De retour dans le groupe LFI dès jeudi 13 avril
Adrien Quatennens pourra de nouveau siéger officiellement dans le groupe LFI à partir de ce jeudi 13 avril, date de la fin de sa suspension temporaire. Mais restera-t-il membre de la commission des Affaires étrangères ou bien reviendra-t-il dans la commission des Affaires sociales (qui traites des sujets de violences conjugales)? Son entourage affirme que "cela n’a pas encore été évoqué".
"On va laisser passer les vacances parlementaires pour voir dans quel combat il souhaite retourner", dit-on encore.
Quant à son travail parlementaire, il pourra potentiellement être inscrit en tant que chef de file sur un texte, indique son entourage à BFMTV. Aucune prise de parole médiatique n’est toutefois prévue pour l’heure.
"Il y a eu la condamnation puis la sanction et maintenant la réhabilitation. Il ne faut pas passer les 2 premiers et ne pas oublier le 3ème", déclare encore l'entourage du député. "Contrairement à Borne, il se soumet à un vote de confiance et il le remporte plutôt pas mal".
"Cette réintégration est une insulte aux victimes de violences conjugales"
L'annonce de la réintégration du député Quatennens est loin d'avoir fait l'unanimité dans les rangs de la Nupes.
"J’éviterai de bosser avec lui", déclare ainsi une députée Nupes, "notre but ce n’est pas de mettre à mort une personne. Mais il y a un devoir d’exemplarité." Pour un autre parlementaire Nupes "cette réintégration est une insulte aux victimes de violences conjugales tant LFI a fait de la lutte contre ces violences l’un de ses principes fondamentaux".

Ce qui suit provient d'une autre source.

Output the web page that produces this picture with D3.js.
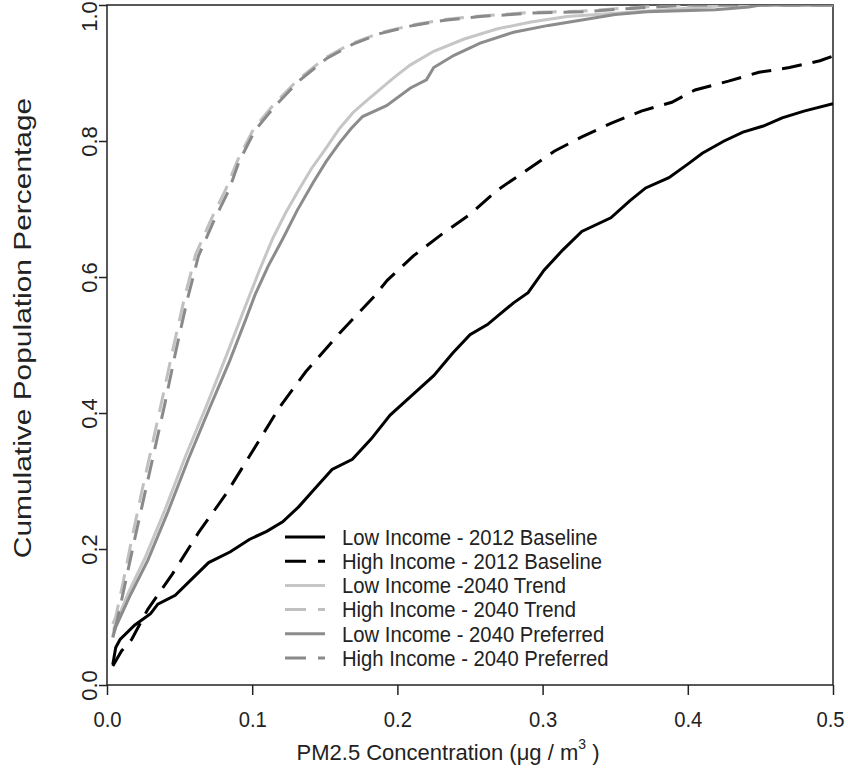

"Cela fait 4 mois que je me lève et pars à chaque fois qu’il parle. Il est réintégré. Je considère désormais que ce n’est pas aux féministes de partir", a lancé la députée écologiste Sandrine Rousseau.
"S’il avait été socialiste il n’aurait pas été réintégré. Nous ne voulons pas qu’il occupe la moindre responsabilité au sein de la NUPES", a également assuré Olivier Faure, premier secrétaire du Parti socialiste.